▶ [MATERIAL PROVIDED]:
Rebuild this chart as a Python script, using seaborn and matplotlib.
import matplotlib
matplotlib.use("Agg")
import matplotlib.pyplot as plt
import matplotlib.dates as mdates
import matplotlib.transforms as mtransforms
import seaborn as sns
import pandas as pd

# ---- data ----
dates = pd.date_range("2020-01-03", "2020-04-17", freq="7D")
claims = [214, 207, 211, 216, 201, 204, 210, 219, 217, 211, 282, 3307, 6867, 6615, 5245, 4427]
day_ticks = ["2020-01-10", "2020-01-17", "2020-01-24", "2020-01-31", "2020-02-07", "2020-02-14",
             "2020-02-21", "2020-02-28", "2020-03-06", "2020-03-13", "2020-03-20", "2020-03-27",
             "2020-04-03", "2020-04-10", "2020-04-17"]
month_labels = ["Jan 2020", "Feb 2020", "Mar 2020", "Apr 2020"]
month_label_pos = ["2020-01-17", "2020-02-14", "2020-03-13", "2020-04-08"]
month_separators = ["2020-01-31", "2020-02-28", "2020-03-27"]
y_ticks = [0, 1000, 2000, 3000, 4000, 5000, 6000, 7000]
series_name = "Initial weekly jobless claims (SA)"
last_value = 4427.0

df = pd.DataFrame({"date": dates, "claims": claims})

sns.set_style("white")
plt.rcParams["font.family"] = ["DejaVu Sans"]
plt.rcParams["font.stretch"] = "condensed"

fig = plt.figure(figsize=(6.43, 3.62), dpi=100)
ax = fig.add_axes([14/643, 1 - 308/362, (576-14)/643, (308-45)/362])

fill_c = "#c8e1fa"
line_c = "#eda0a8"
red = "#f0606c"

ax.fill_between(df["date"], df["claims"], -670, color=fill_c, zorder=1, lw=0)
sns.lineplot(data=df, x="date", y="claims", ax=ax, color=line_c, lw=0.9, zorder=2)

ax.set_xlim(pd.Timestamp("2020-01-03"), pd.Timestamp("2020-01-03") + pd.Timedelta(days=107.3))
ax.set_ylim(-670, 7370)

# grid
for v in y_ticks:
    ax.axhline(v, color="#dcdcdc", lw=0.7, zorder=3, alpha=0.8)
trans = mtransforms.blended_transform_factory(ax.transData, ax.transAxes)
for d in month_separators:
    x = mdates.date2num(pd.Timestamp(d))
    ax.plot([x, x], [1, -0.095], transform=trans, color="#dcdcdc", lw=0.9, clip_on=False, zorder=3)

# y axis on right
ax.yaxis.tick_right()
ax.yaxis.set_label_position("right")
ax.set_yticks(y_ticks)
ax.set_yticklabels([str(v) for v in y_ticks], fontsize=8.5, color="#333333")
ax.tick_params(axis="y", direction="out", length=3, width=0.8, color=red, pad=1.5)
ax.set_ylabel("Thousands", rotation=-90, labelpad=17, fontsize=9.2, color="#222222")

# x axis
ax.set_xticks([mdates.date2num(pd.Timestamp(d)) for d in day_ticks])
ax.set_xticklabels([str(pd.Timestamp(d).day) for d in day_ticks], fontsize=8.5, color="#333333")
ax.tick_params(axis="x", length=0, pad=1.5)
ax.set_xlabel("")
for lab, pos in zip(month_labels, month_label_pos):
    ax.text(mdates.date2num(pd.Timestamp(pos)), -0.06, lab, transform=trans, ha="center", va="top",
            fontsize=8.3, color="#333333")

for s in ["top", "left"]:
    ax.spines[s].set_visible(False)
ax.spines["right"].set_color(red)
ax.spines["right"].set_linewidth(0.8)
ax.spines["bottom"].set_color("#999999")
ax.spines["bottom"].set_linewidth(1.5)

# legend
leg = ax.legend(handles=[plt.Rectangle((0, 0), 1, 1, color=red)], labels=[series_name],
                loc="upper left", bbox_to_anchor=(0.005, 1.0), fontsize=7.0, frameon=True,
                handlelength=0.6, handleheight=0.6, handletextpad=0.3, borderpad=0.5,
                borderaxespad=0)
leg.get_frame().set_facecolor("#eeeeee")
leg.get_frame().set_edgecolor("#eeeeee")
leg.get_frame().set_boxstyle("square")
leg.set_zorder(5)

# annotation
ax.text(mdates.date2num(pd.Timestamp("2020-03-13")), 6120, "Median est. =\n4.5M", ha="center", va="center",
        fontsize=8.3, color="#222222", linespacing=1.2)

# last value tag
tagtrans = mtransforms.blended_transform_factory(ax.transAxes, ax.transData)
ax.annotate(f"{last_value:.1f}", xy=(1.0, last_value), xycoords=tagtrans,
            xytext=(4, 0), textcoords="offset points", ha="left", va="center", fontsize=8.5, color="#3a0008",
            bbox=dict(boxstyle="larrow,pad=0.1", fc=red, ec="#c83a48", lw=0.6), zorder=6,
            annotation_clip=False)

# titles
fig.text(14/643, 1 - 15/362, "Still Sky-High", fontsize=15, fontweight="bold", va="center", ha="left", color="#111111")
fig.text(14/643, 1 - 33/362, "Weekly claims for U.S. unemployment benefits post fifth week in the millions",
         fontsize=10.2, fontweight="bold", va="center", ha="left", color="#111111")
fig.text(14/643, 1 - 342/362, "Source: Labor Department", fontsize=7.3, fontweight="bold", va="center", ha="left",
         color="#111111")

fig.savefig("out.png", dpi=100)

▶ [EXERCISE AIM]:
Recopy all the lines exactly as they appear.

▶ [ANSWER TO THE PROBLEM]:
Rebuild this chart as a Python script, using seaborn and matplotlib.
import matplotlib
matplotlib.use("Agg")
import matplotlib.pyplot as plt
import matplotlib.dates as mdates
import matplotlib.transforms as mtransforms
import seaborn as sns
import pandas as pd

# ---- data ----
dates = pd.date_range("2020-01-03", "2020-04-17", freq="7D")
claims = [214, 207, 211, 216, 201, 204, 210, 219, 217, 211, 282, 3307, 6867, 6615, 5245, 4427]
day_ticks = ["2020-01-10", "2020-01-17", "2020-01-24", "2020-01-31", "2020-02-07", "2020-02-14",
             "2020-02-21", "2020-02-28", "2020-03-06", "2020-03-13", "2020-03-20", "2020-03-27",
             "2020-04-03", "2020-04-10", "2020-04-17"]
month_labels = ["Jan 2020", "Feb 2020", "Mar 2020", "Apr 2020"]
month_label_pos = ["2020-01-17", "2020-02-14", "2020-03-13", "2020-04-08"]
month_separators = ["2020-01-31", "2020-02-28", "2020-03-27"]
y_ticks = [0, 1000, 2000, 3000, 4000, 5000, 6000, 7000]
series_name = "Initial weekly jobless claims (SA)"
last_value = 4427.0

df = pd.DataFrame({"date": dates, "claims": claims})

sns.set_style("white")
plt.rcParams["font.family"] = ["DejaVu Sans"]
plt.rcParams["font.stretch"] = "condensed"

fig = plt.figure(figsize=(6.43, 3.62), dpi=100)
ax = fig.add_axes([14/643, 1 - 308/362, (576-14)/643, (308-45)/362])

fill_c = "#c8e1fa"
line_c = "#eda0a8"
red = "#f0606c"

ax.fill_between(df["date"], df["claims"], -670, color=fill_c, zorder=1, lw=0)
sns.lineplot(data=df, x="date", y="claims", ax=ax, color=line_c, lw=0.9, zorder=2)

ax.set_xlim(pd.Timestamp("2020-01-03"), pd.Timestamp("2020-01-03") + pd.Timedelta(days=107.3))
ax.set_ylim(-670, 7370)

# grid
for v in y_ticks:
    ax.axhline(v, color="#dcdcdc", lw=0.7, zorder=3, alpha=0.8)
trans = mtransforms.blended_transform_factory(ax.transData, ax.transAxes)
for d in month_separators:
    x = mdates.date2num(pd.Timestamp(d))
    ax.plot([x, x], [1, -0.095], transform=trans, color="#dcdcdc", lw=0.9, clip_on=False, zorder=3)

# y axis on right
ax.yaxis.tick_right()
ax.yaxis.set_label_position("right")
ax.set_yticks(y_ticks)
ax.set_yticklabels([str(v) for v in y_ticks], fontsize=8.5, color="#333333")
ax.tick_params(axis="y", direction="out", length=3, width=0.8, color=red, pad=1.5)
ax.set_ylabel("Thousands", rotation=-90, labelpad=17, fontsize=9.2, color="#222222")

# x axis
ax.set_xticks([mdates.date2num(pd.Timestamp(d)) for d in day_ticks])
ax.set_xticklabels([str(pd.Timestamp(d).day) for d in day_ticks], fontsize=8.5, color="#333333")
ax.tick_params(axis="x", length=0, pad=1.5)
ax.set_xlabel("")
for lab, pos in zip(month_labels, month_label_pos):
    ax.text(mdates.date2num(pd.Timestamp(pos)), -0.06, lab, transform=trans, ha="center", va="top",
            fontsize=8.3, color="#333333")

for s in ["top", "left"]:
    ax.spines[s].set_visible(False)
ax.spines["right"].set_color(red)
ax.spines["right"].set_linewidth(0.8)
ax.spines["bottom"].set_color("#999999")
ax.spines["bottom"].set_linewidth(1.5)

# legend
leg = ax.legend(handles=[plt.Rectangle((0, 0), 1, 1, color=red)], labels=[series_name],
                loc="upper left", bbox_to_anchor=(0.005, 1.0), fontsize=7.0, frameon=True,
                handlelength=0.6, handleheight=0.6, handletextpad=0.3, borderpad=0.5,
                borderaxespad=0)
leg.get_frame().set_facecolor("#eeeeee")
leg.get_frame().set_edgecolor("#eeeeee")
leg.get_frame().set_boxstyle("square")
leg.set_zorder(5)

# annotation
ax.text(mdates.date2num(pd.Timestamp("2020-03-13")), 6120, "Median est. =\n4.5M", ha="center", va="center",
        fontsize=8.3, color="#222222", linespacing=1.2)

# last value tag
tagtrans = mtransforms.blended_transform_factory(ax.transAxes, ax.transData)
ax.annotate(f"{last_value:.1f}", xy=(1.0, last_value), xycoords=tagtrans,
            xytext=(4, 0), textcoords="offset points", ha="left", va="center", fontsize=8.5, color="#3a0008",
            bbox=dict(boxstyle="larrow,pad=0.1", fc=red, ec="#c83a48", lw=0.6), zorder=6,
            annotation_clip=False)

# titles
fig.text(14/643, 1 - 15/362, "Still Sky-High", fontsize=15, fontweight="bold", va="center", ha="left", color="#111111")
fig.text(14/643, 1 - 33/362, "Weekly claims for U.S. unemployment benefits post fifth week in the millions",
         fontsize=10.2, fontweight="bold", va="center", ha="left", color="#111111")
fig.text(14/643, 1 - 342/362, "Source: Labor Department", fontsize=7.3, fontweight="bold", va="center", ha="left",
         color="#111111")

fig.savefig("out.png", dpi=100)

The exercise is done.